Level 2: Membership

Fig. 1: Visualization of roles and relationships. On the left side of the pyramid, relationships of students to writing programs are depicted; at the top of the left side of the pyramid pyramid is partnership, in the middle is membership, and at the bottom is involvement. On the right side of the pyramid are the roles played by students in writing programs, corresponding to the relationships depicted on the other side. At the top of this side of the pyramid are associates and ambassadors; in the middle, consultants and representatives; at the bottom, reviewers and critics.

Moving beyond basic involvement in writing program courses or services, students may come to see themselves as members of the writing program. Whereas critics and reviewers may choose to maintain a detached stance, membership involves recognition of one's place within a group or community, along with increased investment in its success. WPAs seek to establish this relationship with students within all categories of their work, from programmatic self-reflection to public-oriented representation.

Students as Representatives

representative: a person who stands for, speaks, or acts on behalf of another person or group of people, typically in an official capacity (Oxford English Dictionary)

In some circumstances, students become official or de facto representatives of their peers. This invitation may be implicit, as when WPAs consider certain students' feedback as a reflection of others' likely responses. By making this role explicit—establishing official roles or just highlighting that dynamic—WPAs challenge students to carefully consider if/how their own experiences are similar to or different from their peers'.

These questions raise the stakes of participation, in that students cannot see themselves as solitary figures but as part of a student-centered (if not student-led) community dependent on them for accurate and ethical representation.

Those stakes become even higher when students serve as representatives within the larger community, as in campus conferences and/or public events. There is certainly significant risk in these contexts: that students will be or feel exposed to judgment or ridicule, that students will feel misrepresented by their peers, or even that audiences will generalize based on limited exposure to student learners. These risks extend to WPAs as well as students; programs and their leaders may be exposed to censure based on students' representative performances.

The pressure placed on students playing the role of representatives should not be underestimated. For every moment of pride or incisive bit of wisdom, there may also be fear or misdirection. Asking students to perform on behalf of their diverse fellow learners requires mutual acknowledgment of the ethical and political stakes of such performances. Such considerations must factor into WPAs' decisions about how, where, and with what expectations students are invited to represent themselves and each other for wider audiences.

Students as Consultants

consultant: a person qualified to give professional advice or services, e.g. in problems of management or design; an adviser (Oxford English Dictionary)

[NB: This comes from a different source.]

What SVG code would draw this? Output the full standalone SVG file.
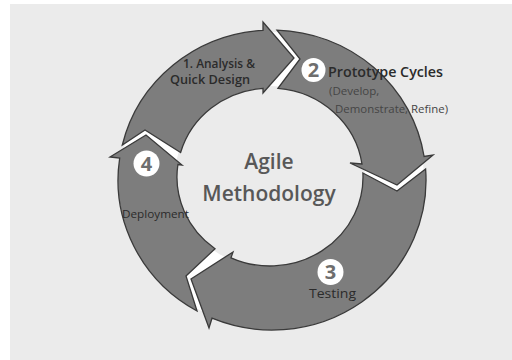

Like representatives, consultants are asked to speak to and for other members of the program community, with the added responsibility of developing focused, constructive solutions to general or specific concerns. This may take the form of interviews and focus groups or visits to program-level events like pedagogy workshops. In these settings, students may be prompted to reflect on their own role within a course or service and its parent program. That process of critical reflection, as well as the resulting conversations, offers educational value for students, instructors, and WPAs alike.

WPAs may also more explicitly ask students for advice and recommendations, drawing attention to their expertise as students. Such a shift in perspective can encourage students to give themselves credit for what they do know, to own their earned wisdom. But it also asks them to consider the goals and concerns of administrators and faculty in a new way, which can lead to increased empathy for educators and perhaps improved attitudes and performance in other academic communities.

For their part, WPAs stand to gain fresh insights into the minds of student stakeholders, in addition to practical, often surprising, suggestions for improvement. As when students serve as reviewers, it would be valuable to extend these exchanges beyond singular occasions. By presenting the results back to students, particularly if that includes implementation of their ideas, writing programs may be able to foster a shared sense of service to a visible, tangible community of learners at different levels.